Another design element was accounting for a more congested neighborhood, Farnsworth says. “We’re trying to minimize work in the field given ... space constraints and the activity,” he says. That led to a major focus on prefabrication and preassembly in the design, Farnsworth says. “We’re designing the bridge to basically be assembled as a full span on the ground,” he says.

Steel prefabrication on the spans has begun, Reddihough says. The team is making adjustments to the piers in November and December, including removal of existing bearing cups and abutments, replacing them with new brackets and bearings. It also is strengthening the piers’ concrete slabs with fiber reinforced polymer strips on the top surface to accommodate the new loads.

The first of nine bridge sections is likely to arrive by late February, Reddihough says. “The nine spans will come in sequence,” he adds. They include the two main 120-ft-long spans, five 30-ft-long approach spans on the western side and two more spans turning the last 60 ft into Squibb Park.
 

Brooklyn’s Squibb footbridge
A worker preps a support for Brooklyn’s Squibb footbridge. Photo By Tom Sawyer/ENR


The main spans will each arrive in three 40-ft sections, which the team will bolt together on site, he says. The team also will preassemble the wood decking on the ground, Reddihough says. That will allow each lift—using the same single crane and spreader bar system—to set in place a nearly complete section. “In this way we’re ensuring quality control,” he says.

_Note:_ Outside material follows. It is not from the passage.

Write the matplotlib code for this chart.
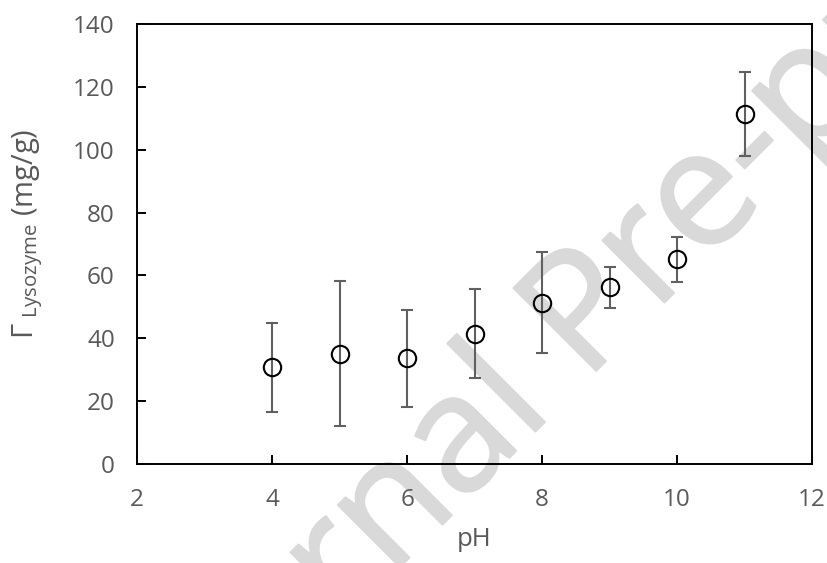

Final tasks after the lift will entail adding handrails, lighting and mesh infill panels, Reddihough says. The team will also reinstall the mass tuned dampers. “We’ve saved those dampers in the demolition— they’re pretty expensive items—and we are going to be retuning them and reinstalling them on the new spans to assure that dynamic performance,” Reddihough says.

When the new bridge opens next summer, it should close the book on one concept that didn’t pan out at a park with many unique design elements, according to Landau.

“Part of what makes Brooklyn Bridge Park so amazing is that everything we’ve done here from a design perspective is really different [than] parks around the country,” he says.